Wednesday, March 7, 2012

But why, God?

 How great are your works, O Lord, how profound are your thoughts! (Psalm 92: 5)

I often find myself questioning God lately. My husband filed for divorce last month after a two year separation. I've prayed for reconciliation daily. Friends, family, and the church prayed. I've extended forgiveness and love to him on numerous occasions and offered him a chance to leave his girlfriend in Ohio and come home. He has no contact with our four children or our three grandchildren, leaving over 30 years of marriage and everything and everyone he knew and loved behind. I don't understand it and I guess I never will. The years since he left have been filled with numerous difficulties. My health issues have escalated. Yet, with the loss of my husband's income, I have to work as much as I can just to stay afloat, and there still isn't enough money to pay the bills at the end of the month. My dad's health has also declined. Often I am physically and emotionally wiped out just trying to make it through each day. 

This morning I turned to one of my favorite passages of scripture: Job: 38-42. Job had gone through a lot of hardships, much worse than what I'm experiencing. He questioned God and got quite an earful when God responded to him. Reading the familiar scriptures always brings a smile to my face. 

God offers no answers to Job, only more questions:

  • "Who is this who darkens my counsel without knowledge? Brace yourself like a man; I will question you and you shall answer me.
  • Where were you when I laid the earth's foundation? Tell me if you understand. Who marked off its dimensions? Surely you know! Who stretched a measuring line across it?
  • Have you ever given orders to the morning, or shown the dawn its place?
  • Have you entered the storehouses of snow or seen the storehouses of hail? Where is the way to the place where the lightening is dispersed or the place where the east winds are scattered over the earth? Who cuts a channel for the torrents of rain, and a path for the thunderstorms? From whose womb comes the ice. Who gives birth to the frost from the heavens?
  • Can you raise your voice to the clouds and cover yourself with a flood of water? Do you send lightening bolts on their way? Do they report to you, 'Here we are'?
  • Who provides food for the raven when its young cry out to God and wander about for lack of food? 
  • Do you know when the mountain goats give birth? Do you watch when the doe bears her fawn? 
  • Does the hawk take flight by your wisdom and spread his wings toward the south? Does the eagle soar at your command and build its nest on high?"
God continues questioning Job throughout chapters 38, 39, 40, and 41 for a total of 129 verses. It's quite a humbling experience, not only for Job but also for me. Job's meek reply in chapter 42 sums up perfectly how I felt this morning after reading the above verses:

"I  know that you can do all things; no plan of yours can be thwarted. You asked, 'Who is this that obscures my counsel without knowledge?'  Surely I spoke of things I did not understand, things too wonderful for me to know. You said, 'Listen now, and I will speak; I will question you, and you shall answer me.' My ears had heard of you but now my eyes have seen you. Therefore I despise myself and repent in dust and ashes.  (Job 42: 1-6)
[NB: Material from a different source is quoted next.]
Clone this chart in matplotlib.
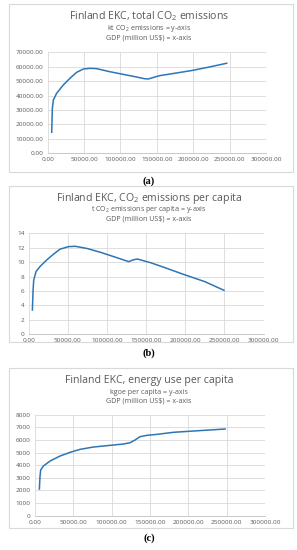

The book of Job always brings me back to reality. I know God is sovereign over everything, but sometimes I just need to be reminded! I still don't understand why I'm experiencing the things that are presently happening in my life, and I don't like them. However, I'm filled with awe as I reflect on the majesty and power of God revealed in the closing chapters of Job.  Like Job, when I "see" God as He truly is, I can humbly accept each trial and difficult circumstance in my life knowing it's all part of God's sovereign plan. 

God blessed Job immensely during the second half of his life. God is like that. He specializes in miracles. He can bring beauty from ashes, and he redeems those who are lost and without hope. A blessing is waiting for us if we persevere through the hard stuff. We may not even see it until we arrive in heaven, but we know the best is yet to come, because with God every life story has a happy ending.